The sense of the root pŗ from which the word Purusha comes is: to fill, to place, set,
fix, direct, cast; to cause to work; to protect, maintain, sustain; to promote,
advance; and the root sah means: he; it is ‘he who is complete’, or ‘who is
everywhere’. Purusha has also the connotation of the seven divine or active
principles of which the universe was formed. Purusha is not only the individual
and the cosmic Man; he is also the personal aspect of the whole reality, they
all having an essential internal relationship. Everything that is, is a member
of the one and unique Purusha. Such could be the connection with the Dashangula
Purusha the Sukta speaks of, the Purusha who stands just ten-finger-width away
from us. And what a fine symbolism this! In The
Life Divine Sri Aurobindo speaks of the three poises of the Non-Manifest
Supreme, the Avyakta, the first Nothingness of Savitri. In the Philosophy of the Upanishads he writes about
Parabrahman in the course of evolving phenomena as follows: “The first
condition is called avyakta, the
state previous to manifestation, in which all things are involved, but in which
nothing is expressed or imaged, the state of ideality, undifferentiated but
pregnant of differentiation…” Beyond them all, beyond Parabrahman is the utter
Unknowable about which it is pointless to speak. But what is profitable to speak
of is the Infinite of the Chhandogya Upanishad. Sanatkumar tells Narad that,
which is Infinite is the plenum and is alone Happiness, tatsukham. The Rishi calls it Bhūma. The concept of Bhūma is
something very rich indeed. In the pure Infinite all aspects such as Existence,
Consciousness, Bliss, Knowledge, Power, everything are kind of frozen entities,
they do not grow, expand; they do not gather richnesses; it is the aspect of
the static Brahman. But that is what Bhūma does; he brings in the dynamism of
growth, advance, progress, increase, evolution. The root meaning of the word is
“to grow”; its feminine is Bhūmi, who upholds growth. And this Bhūmi is our
Earth, the precious little Earth where alone growth is possible, growth by the
process of evolution. That makes Earth a “significant centre” of the universe,
upholding the spiritual geo-centricity, an indisputable fact. No wonder, our
central being got attracted by it and opted for the adventure of the Strange,
with the confidence of finding a joy that is new and ever-growing,
ever-widening. It wanted to discover new wealth and hence it came here, kind of
plunged into the obscure unknown. The triple poise of the Supreme is described,
in the language of the Gita, in terms of Kshara-Akshara-Uttama Purusha.
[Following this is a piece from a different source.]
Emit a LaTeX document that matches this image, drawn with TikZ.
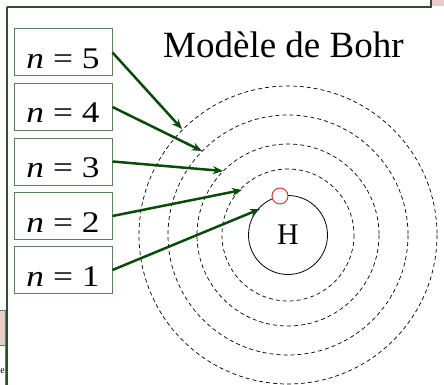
\documentclass[tikz,border=0pt]{standalone}
\usepackage{fontspec}
\setmainfont{Liberation Serif}
\usetikzlibrary{arrows.meta}
\definecolor{boxgreen}{HTML}{5A825A}
\definecolor{arrgreen}{HTML}{0A4A0A}
\definecolor{framegreen}{HTML}{2E4E2E}
\definecolor{pinkfill}{HTML}{E8CCC8}
\definecolor{ered}{HTML}{D42A2A}
\begin{document}
\begin{tikzpicture}[x=1pt,y=-1pt,
  nbox/.style={draw=boxgreen, line width=1pt, minimum width=98pt, minimum height=47pt,
    inner sep=0pt, text height=32pt, text depth=0pt, font=\fontsize{30}{32}\selectfont},
  orbit/.style={draw=black, line width=0.7pt, dash pattern=on 4pt off 3pt},
  pointer/.style={draw=arrgreen, line width=2.5pt, -{Stealth[length=10pt,width=8pt]}},
  framel/.style={draw=framegreen, line width=1.5pt}]
\useasboundingbox (0,0) rectangle (444,385);
% frame remnants
\fill[pinkfill] (431,-1) rectangle (445,6);
\draw[framel] (7,7) -- (431,7) -- (431,-1);
\draw[framel] (7,7) -- (7,386);
\draw[draw=boxgreen, fill=pinkfill, line width=1pt] (-2,310) rectangle (5.5,345);
\draw[draw=boxgreen, line width=1pt] (-2,345) rectangle (5.5,388);
\node[anchor=base west, inner sep=0pt, font=\fontsize{10}{11}\selectfont] (cut) at (0.3,373) {e};
% orbits
\coordinate (c) at (288,235);
\foreach \r in {66,91,120,149}{\draw[orbit] (c) circle[radius=\r];}
\node[circle, draw=black, line width=0.8pt, minimum size=79pt, inner sep=0pt,
  font=\fontsize{30}{32}\selectfont] (H) at (c) {H};
\node[circle, draw=ered, fill=white, line width=0.9pt, minimum size=16pt, inner sep=0pt] (el) at (280,196) {};
% title
\node[anchor=base west, inner sep=0pt, font=\fontsize{37}{40}\selectfont] (title) at (163,58) {Modèle de Bohr};
% boxes
\foreach \k/\y in {5/52.5,4/107,3/161.5,2/216,1/270}{
  \node[nbox] (b\k) at (63,\y) {\scalebox{1.18}[1]{\itshape n\upshape\ =\ \k}\hspace{8pt}};
}
% targets
\coordinate (t1) at (260,209);
\coordinate (t2) at (242,190);
\coordinate (t3) at (223,171);
\coordinate (t4) at (202,151);
\coordinate (t5) at (182,129);
\foreach \k in {1,...,5}{\draw[pointer] (b\k.east) -- (t\k);}
\end{tikzpicture}
\end{document}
In the
metaphysical description these are the aspects of one and single indivisible
Reality, the Transcendental-Universal-Individual, the Absolute poised for
manifestation. “This triple aspect of the reality must be included in the total
truth of the soul and of the cosmic manifestation, and this necessity must
determine the ultimate trend of the process of evolutionary Nature,” writes Sri
Aurobindo. Of this triple aspect of Reality, of the three poises the Purusha
Sukta is chiefly concerned with the Cosmic Poise, the Cosmic Being. In it the
concept of Dashangula Purusha becomes felicitous indeed, in the warmth of
immanence of the Divine. If we have to quote Paul Eluard that, “there is
another world, but it is in this one,” then “in this one” refers to Bhūmi the
Earth with the “another world” entering into it,—because of the Sacrifice of
the Purusha.
The other important idea, and a very daring idea
certainly, the Sukta has introduced is of the dismemberment of the Sacrificial
Being, Viraj, an idea which is not found anywhere else in the early Vedic
revelations. While the Supreme Being who stands beyond all that is, beyond
everything and whose majesty and preeminence, whose mahimā cannot be described there are, apart from transcendental
aspects, aspects of manifestation also. It is in that specific context, of the manifestation,
that the Sukta, which is in a way the hymn of cosmic organisation and
functioning, celebrates exultantly the Sacrifice of the Purusha. The Purusha in
his cosmic poise has given up his sovereignty of the transcendental existence
and accepted the travail of the lower working, Purusha subjecting himself to
Prakriti. That indisputably is tyāga;
but much more than tyāga or
abandonment or renunciation it is the sacrifice, a willing sacrifice made by
the Purusha, subjecting himself to be victimised; he has offered himself to be
consumed in the Mystic Fire for the purposes of creation. “Brahman is the
giving, Brahman is the food-offering, by Brahman it is offered into the
Brahman-fire.” If Yajna is a mechanism, a means to initiate a certain cosmic
operation, then the readiness of the Purusha to offer himself in sacrifice
becomes a splendid act indeed, absolutely a worthy and creditable act which can
be taken up only by such a being. But it seems that it has also to be prompted
by somebody else. “From your sacrificed body, you shall create bodies for all
living creatures, as you have done in Kalpas before this, in the earlier
Eras,”—that was the advice given to Brahma before he undertook the performance
of the Sarvahuta Yajna. The desire, the urge, the impulse, the goodwill of the
Gods and the Rishis and the Sadhyas compelled him to accept the proposal,
seeing that thus alone could the cosmic operation get going. It is in his
consent that the fiery Yajna was performed, with Purusha himself becoming the
Fire-offering, Ahuti. Only when Brahma agreed to sacrifice his body, and when
the sacrifice was performed, that new bodies could be created. In the Vedic
terminology, it is the Purusha who has been made the ritualistic food prepared
for sacrifice, food to be given to the Yajna-Purusha; he responded to the
invocation of the contemplators and doers of the sacrifice and offered himself
voluntarily for the purpose. But what kind of bodies came out of this Sarvahuta
Yajna? These were bodies subject to decay-disintegration-death. These bodies
are subject to the laws of the mortal world; progress in life here becomes
possible by accepting death as an efficient mechanism, a necessary mechanism
also in the present mode of growth. That is the scope of the Vedic Sarvahuta
Yajna. If there has to be progress in the truth-dynamism of immortality then
another kind of Yajna will have to be performed. Wasn’t that the work the
Mother and Sri Aurobindo doing? We shall see it separately.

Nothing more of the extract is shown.